Its been a while since I,ve played around with Lasers but Because I am working on a Mod for a friend I thought I would share a couple of pictures.

Its a 95mw Green Laser Module from a Wicked Laser fitted to a Surefire Defender Body


----------



## pixar (Jun 13, 2006)

Nice! We need someone to import high power / high efficiency CNI's / leadlights and swap the cases and sell em


----------



## N8YWF (Jun 13, 2006)

That looks very nice. If I ever was to do a mod. I'd put a greenie inside of a Star Trek Klingon or *Romulan disruptor* replica. It has been done before with a <5mw red inside a *TNG Phaser.

*Does my idea make me sound like a big time treky nerd or what? :laughing:


----------



## Manzerick (Jun 13, 2006)

def. should be in a movie


USE THE FORCE


----------



## cmacclel (Jun 16, 2006)

Wow great job. Can you fill us in on how you did it? Did you make the case positive?


Mac


----------



## andyz (Jun 16, 2006)

Yes its Case posative and runs on only one CR2.

Here is a link to a similar project using Leadlight Laser Module

http://users.bigpond.net.au/andyz/Lasers.html


----------



## abeepak1 (Jun 16, 2006)

Wow! One good thinking goin on there, keep up with the good work and ideas!! I was wondering though....How long did it take you to do that? was it hard? what was the main problems? and how did you come up with the idea? By the way, you dont really have to answer those silly questions unless you feel that you want to.


----------



## andyz (Jun 16, 2006)

Apart from some machining its not really hard, the Wicked Module is a great match and lenght wise the E2 Surefire body with only one battery is perfect. I have done it with other Laser modules but extra machining was needed. What you end up with is a very robust Laser with heaps of Heat Sink


----------



## andyz (Jun 16, 2006)

Here are a couple more pics


----------



## marcdilnutt (Jun 20, 2006)

Any ideas how much one of these (or similar) would set me back? I am interested!!
marc


----------



## Black Sheep (Jun 20, 2006)

Market those things, Seriously!


----------



## InFlux (Jun 20, 2006)

*WOW- *That's nice! Please add me to your list (if there is a list...) :twothumbs


----------



## andyz (Jun 21, 2006)

Thanks for the comments guys 

I don't mind making them up but I'm going away for a couple of months and pushed for time just now, when I get back I will be well rested and back on my work bench again so I will be happy to do a couple of mods.

Andrew


----------



## marcdilnutt (Jun 21, 2006)

I hope you have a nice break, and i will be in touch when you get back. Take it easy,
marc


----------



## PhantomZ (Jun 26, 2006)

i would love to have one of those, but what would one cost and would 95mw be able to light a match or something on fire..?


----------



## N8YWF (Jun 28, 2006)

andyz
That flashlight body that you used is kinda expensive. Can it be done with something cheap like these?
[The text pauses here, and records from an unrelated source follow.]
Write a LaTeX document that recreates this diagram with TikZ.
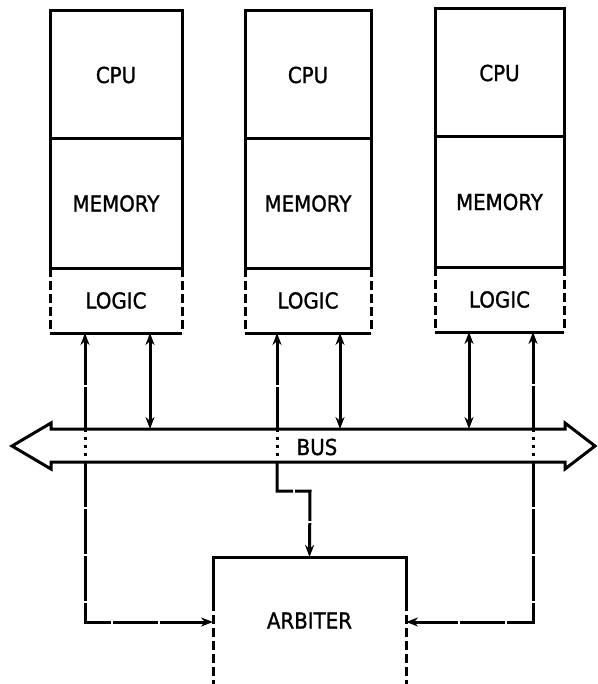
\documentclass[tikz,border=0pt]{standalone}
\usepackage{fontspec}
\setmainfont{DejaVu Sans}[FakeStretch=0.9,FakeBold=1.2]
\usetikzlibrary{arrows.meta}
\begin{document}
\begin{tikzpicture}[x=1pt,y=-1pt,line width=3pt,
  lbl/.style={font=\fontsize{22}{26}\selectfont, inner sep=0pt, outer sep=0pt},
  boxed/.style={lbl, draw, anchor=north west},
  upt/.style={{Stealth[length=12pt,width=9pt]}-},
  endt/.style={-{Stealth[length=12pt,width=9pt]}},
  dblt/.style={{Stealth[length=12pt,width=9pt]}-{Stealth[length=12pt,width=9pt]}},
  arbline/.style={dash pattern=on 45pt off 2pt},
  inbus/.style={dash pattern=on 3pt off 5pt},
  sidedash/.style={dash pattern=on 9pt off 4pt}]
\useasboundingbox (0,0) rectangle (597,684);

% processor modules
\foreach \i/\L/\R/\T/\da/\db/\B in {1/50/182/11/139/268/333, 2/245/371/11/139/268/333, 3/435/564/9/137/267/332}{
  \node[boxed, minimum width={\R-\L}, minimum height={\da-\T}] (cpu\i) at (\L,\T) {CPU};
  \node[boxed, minimum width={\R-\L}, minimum height={\db-\da}] (mem\i) at (\L,\da) {MEMORY};
  \node[lbl, anchor=north west, minimum width={\R-\L}, minimum height={\B-\db}] (log\i) at (\L,\db) {LOGIC};
  \draw (log\i.south west) -- (log\i.south east);
  \draw[sidedash] (log\i.north west) -- (log\i.south west);
  \draw[sidedash] (log\i.north east) -- (log\i.south east);
}

% bus
\draw[line join=miter] (12,446) -- (51,423) -- (51,429) -- (565,429) -- (565,423) -- (595,446)
  -- (565,469) -- (565,462) -- (51,462) -- (51,469) -- cycle;
\node[lbl] (bus) at (317,447) {BUS};

% arbiter
\node[lbl, anchor=north west, minimum width=193, minimum height=127] (arb) at (213,557) {ARBITER};
\coordinate (arbBL) at (213,684);
\coordinate (arbBR) at (406,684);
\coordinate (arbML) at (213,602);
\coordinate (arbMR) at (406,602);
\draw (arbML) -- (arb.north west) -- (arb.north east) -- (arbMR);
\draw[sidedash] (arbML) -- (arbBL);
\draw[sidedash] (arbMR) -- (arbBR);

% coordinates on module bottoms, bus edges
\foreach \n/\x/\y in {a1/85/333, d1/150/333, a2/277/333, d2/340/333, d3/469/332, a3/533/332}{
  \coordinate (\n m) at (\x,\y);
  \coordinate (\n t) at (\x,429);
  \coordinate (\n b) at (\x,462);
}
\coordinate (a1c) at (85,622);
\coordinate (a2c) at (277,491);
\coordinate (a2d) at (310,491);
\coordinate (a3c) at (533,622);

% data lines
\draw[dblt] (d1m) -- (d1t);
\draw[dblt] (d2m) -- (d2t);
\draw[dblt] (d3m) -- (d3t);

% arbitration lines
\draw[upt, arbline] (a1m) -- (a1t);
\draw[inbus] (a1t) -- (a1b);
\draw[endt, arbline] (a1b) -- (a1c) -- (arb.west |- a1c);

\draw[upt, arbline] (a2m) -- (a2t);
\draw[inbus] (a2t) -- (a2b);
\draw[endt, arbline] (a2b) -- (a2c) -- (a2d) -- (arb.north);

\draw[upt, arbline] (a3m) -- (a3t);
\draw[inbus] (a3t) -- (a3b);
\draw[endt, arbline] (a3b) -- (a3c) -- (arb.east |- a3c);
\end{tikzpicture}
\end{document}
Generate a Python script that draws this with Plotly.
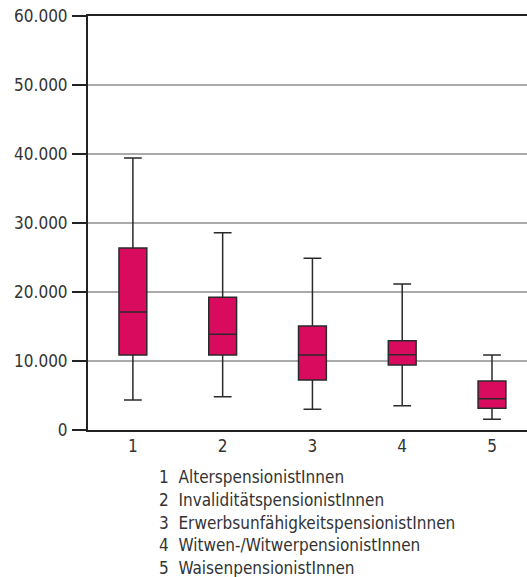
import plotly.graph_objects as go

categories = [1, 2, 3, 4, 5]
lower_whisker = [4350, 4830, 3000, 3530, 1550]
q1_values = [10870, 10870, 7250, 9420, 3140]
median_values = [17100, 13870, 10870, 10920, 4540]
q3_values = [26380, 19230, 15070, 12940, 7100]
upper_whisker = [39420, 28600, 24880, 21160, 10870]
y_tickvals = [0, 10000, 20000, 30000, 40000, 50000, 60000]
y_ticktext = ["0", "10.000", "20.000", "30.000", "40.000", "50.000", "60.000"]
legend_lines = [
    "1  AlterspensionistInnen",
    "2  InvaliditätspensionistInnen",
    "3  ErwerbsunfähigkeitspensionistInnen",
    "4  Witwen-/WitwerpensionistInnen",
    "5  WaisenpensionistInnen",
]

FONT = "DejaVu Sans Condensed, DejaVu Sans"
TXT = "#333333"
FS = 17

fig = go.Figure()
fig.add_trace(go.Box(
    x=categories,
    q1=q1_values, median=median_values, q3=q3_values,
    lowerfence=lower_whisker, upperfence=upper_whisker,
    fillcolor="#d80b5f",
    line=dict(color="#2a2a2a", width=1.5),
    width=0.31,
    whiskerwidth=0.64,
    boxpoints=False,
    showlegend=False,
    hoverinfo="skip",
))

W, H = 527, 577
ml, mt = 88, 16
mb = H - 430
fig.update_layout(
    width=W, height=H,
    margin=dict(l=ml, r=0, t=mt, b=mb, pad=0),
    paper_bgcolor="white", plot_bgcolor="white",
    font=dict(family=FONT, size=FS, color=TXT),
    xaxis=dict(
        range=[0.5, 5.39], tickvals=categories, ticktext=[str(c) for c in categories],
        showgrid=False, zeroline=False, showline=True, mirror=True,
        linecolor="#222222", linewidth=2, ticks="", tickfont=dict(size=FS, color=TXT),
        fixedrange=True, automargin=False,
    ),
    yaxis=dict(
        range=[0, 60000], tickvals=y_tickvals, ticktext=y_ticktext,
        showgrid=True, gridcolor="#aaaaaa", gridwidth=1.5, zeroline=False,
        showline=True, linecolor="#222222", linewidth=2,
        ticks="outside", ticklen=14, tickwidth=2, tickcolor="#222222",
        ticklabelstandoff=1, ticklabeloverflow="allow",
        tickfont=dict(size=FS, color=TXT), fixedrange=True, automargin=False,
    ),
)

plot_h = H - mt - mb
for i, line in enumerate(legend_lines):
    y_px = 477 + i * 22.75
    fig.add_annotation(
        text=line, xref="paper", yref="paper",
        x=(157 - ml) / (W - ml), y=1 - (y_px - mt) / plot_h,
        xanchor="left", yanchor="middle", showarrow=False,
        font=dict(family=FONT, size=FS, color=TXT),
    )

fig.write_html(
    "out.html",
    config={"displayModeBar": False},
    post_script="document.body.style.margin='0';",
)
http://contents.fifthunit.com/html/products.5th/sku.89.html*Twist On*

*Push Button On*


----------



## lasercrazy (Jun 28, 2006)

WOW. That's just beautiful, I love the E2D. I'd buy one if they were ever produced.


----------



## Athoul (Jun 28, 2006)

That is really really nice! You have done a very professional job and it looks great! The body you chose to use is perfect. 

/Someone asked if a 95mW would light matches. Yep it will light them


----------



## FNinjaP90 (Jun 28, 2006)

I put a 40mw AAA module in an E2e a while ago, in the spot of the first 123A cell. It was waterproof too with the E2e lens. It was great.

Although this 95mw E2d sure does beat it!


----------



## CM (Jun 28, 2006)

nice mod :thumbsup:


----------



## Lunal_Tic (Jun 28, 2006)

It's been a long time since I've seen this kind of mod here, one of yours may have been the one I remember. The E2D is a very nice. Thanks for the link to the step by step version. That was slick.

-LT


----------



## Jumpmaster (Oct 22, 2006)

andyz said:


> I don't mind making them up but I'm going away for a couple of months and pushed for time just now, when I get back I will be well rested and back on my work bench again so I will be happy to do a couple of mods.



Back yet? I would like to get on the list. 

JM-99


----------



## firefly99 (Nov 8, 2006)

Can it run on 1 x CR123 ? How much ?


----------